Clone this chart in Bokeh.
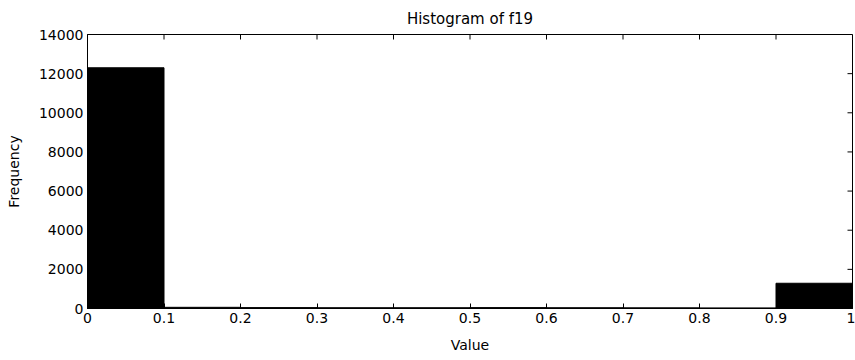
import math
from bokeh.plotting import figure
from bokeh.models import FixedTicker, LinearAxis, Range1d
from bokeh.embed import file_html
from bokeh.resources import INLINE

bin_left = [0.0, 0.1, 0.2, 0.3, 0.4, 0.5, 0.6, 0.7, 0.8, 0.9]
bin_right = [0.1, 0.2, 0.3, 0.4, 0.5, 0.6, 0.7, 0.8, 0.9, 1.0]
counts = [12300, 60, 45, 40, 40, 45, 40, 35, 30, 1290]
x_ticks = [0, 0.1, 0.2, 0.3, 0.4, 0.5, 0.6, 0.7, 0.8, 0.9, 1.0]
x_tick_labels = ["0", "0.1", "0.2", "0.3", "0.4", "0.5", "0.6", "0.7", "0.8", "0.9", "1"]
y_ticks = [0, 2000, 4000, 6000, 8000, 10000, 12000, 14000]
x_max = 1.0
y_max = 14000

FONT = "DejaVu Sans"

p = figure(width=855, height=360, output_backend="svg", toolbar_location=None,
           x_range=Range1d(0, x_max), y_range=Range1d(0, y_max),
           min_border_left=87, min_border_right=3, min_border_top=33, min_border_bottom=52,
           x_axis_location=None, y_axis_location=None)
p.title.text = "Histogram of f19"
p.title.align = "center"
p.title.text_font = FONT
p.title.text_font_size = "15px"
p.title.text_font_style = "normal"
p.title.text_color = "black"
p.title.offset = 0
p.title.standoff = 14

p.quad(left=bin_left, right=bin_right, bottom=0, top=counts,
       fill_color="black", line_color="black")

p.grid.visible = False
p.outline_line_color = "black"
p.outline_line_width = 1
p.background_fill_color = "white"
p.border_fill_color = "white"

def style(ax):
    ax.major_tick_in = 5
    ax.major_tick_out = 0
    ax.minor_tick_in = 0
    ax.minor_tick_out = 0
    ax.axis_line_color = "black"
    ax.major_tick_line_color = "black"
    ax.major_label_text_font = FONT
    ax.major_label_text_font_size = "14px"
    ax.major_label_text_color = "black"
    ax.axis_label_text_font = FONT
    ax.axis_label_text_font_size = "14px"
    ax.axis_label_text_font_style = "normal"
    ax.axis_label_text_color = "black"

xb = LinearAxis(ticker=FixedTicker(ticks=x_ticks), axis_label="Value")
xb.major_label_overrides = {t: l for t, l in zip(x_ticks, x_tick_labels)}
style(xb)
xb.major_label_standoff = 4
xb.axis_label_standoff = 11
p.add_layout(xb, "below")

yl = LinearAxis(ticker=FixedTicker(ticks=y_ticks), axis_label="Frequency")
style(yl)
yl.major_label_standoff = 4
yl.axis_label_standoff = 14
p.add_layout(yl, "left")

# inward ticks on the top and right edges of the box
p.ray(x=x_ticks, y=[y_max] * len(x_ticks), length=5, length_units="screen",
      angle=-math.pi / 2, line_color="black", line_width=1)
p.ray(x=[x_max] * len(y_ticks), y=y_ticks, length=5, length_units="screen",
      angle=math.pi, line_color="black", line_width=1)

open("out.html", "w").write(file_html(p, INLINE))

○ ○ ○

WHAT THIS TASK INVOLVES:
Take the listing above and print it exactly, apart from the pictures.

SOLVED PROBLEM:
Clone this chart in Bokeh.
import math
from bokeh.plotting import figure
from bokeh.models import FixedTicker, LinearAxis, Range1d
from bokeh.embed import file_html
from bokeh.resources import INLINE

bin_left = [0.0, 0.1, 0.2, 0.3, 0.4, 0.5, 0.6, 0.7, 0.8, 0.9]
bin_right = [0.1, 0.2, 0.3, 0.4, 0.5, 0.6, 0.7, 0.8, 0.9, 1.0]
counts = [12300, 60, 45, 40, 40, 45, 40, 35, 30, 1290]
x_ticks = [0, 0.1, 0.2, 0.3, 0.4, 0.5, 0.6, 0.7, 0.8, 0.9, 1.0]
x_tick_labels = ["0", "0.1", "0.2", "0.3", "0.4", "0.5", "0.6", "0.7", "0.8", "0.9", "1"]
y_ticks = [0, 2000, 4000, 6000, 8000, 10000, 12000, 14000]
x_max = 1.0
y_max = 14000

FONT = "DejaVu Sans"

p = figure(width=855, height=360, output_backend="svg", toolbar_location=None,
           x_range=Range1d(0, x_max), y_range=Range1d(0, y_max),
           min_border_left=87, min_border_right=3, min_border_top=33, min_border_bottom=52,
           x_axis_location=None, y_axis_location=None)
p.title.text = "Histogram of f19"
p.title.align = "center"
p.title.text_font = FONT
p.title.text_font_size = "15px"
p.title.text_font_style = "normal"
p.title.text_color = "black"
p.title.offset = 0
p.title.standoff = 14

p.quad(left=bin_left, right=bin_right, bottom=0, top=counts,
       fill_color="black", line_color="black")

p.grid.visible = False
p.outline_line_color = "black"
p.outline_line_width = 1
p.background_fill_color = "white"
p.border_fill_color = "white"

def style(ax):
    ax.major_tick_in = 5
    ax.major_tick_out = 0
    ax.minor_tick_in = 0
    ax.minor_tick_out = 0
    ax.axis_line_color = "black"
    ax.major_tick_line_color = "black"
    ax.major_label_text_font = FONT
    ax.major_label_text_font_size = "14px"
    ax.major_label_text_color = "black"
    ax.axis_label_text_font = FONT
    ax.axis_label_text_font_size = "14px"
    ax.axis_label_text_font_style = "normal"
    ax.axis_label_text_color = "black"

xb = LinearAxis(ticker=FixedTicker(ticks=x_ticks), axis_label="Value")
xb.major_label_overrides = {t: l for t, l in zip(x_ticks, x_tick_labels)}
style(xb)
xb.major_label_standoff = 4
xb.axis_label_standoff = 11
p.add_layout(xb, "below")

yl = LinearAxis(ticker=FixedTicker(ticks=y_ticks), axis_label="Frequency")
style(yl)
yl.major_label_standoff = 4
yl.axis_label_standoff = 14
p.add_layout(yl, "left")

# inward ticks on the top and right edges of the box
p.ray(x=x_ticks, y=[y_max] * len(x_ticks), length=5, length_units="screen",
      angle=-math.pi / 2, line_color="black", line_width=1)
p.ray(x=[x_max] * len(y_ticks), y=y_ticks, length=5, length_units="screen",
      angle=math.pi, line_color="black", line_width=1)

open("out.html", "w").write(file_html(p, INLINE))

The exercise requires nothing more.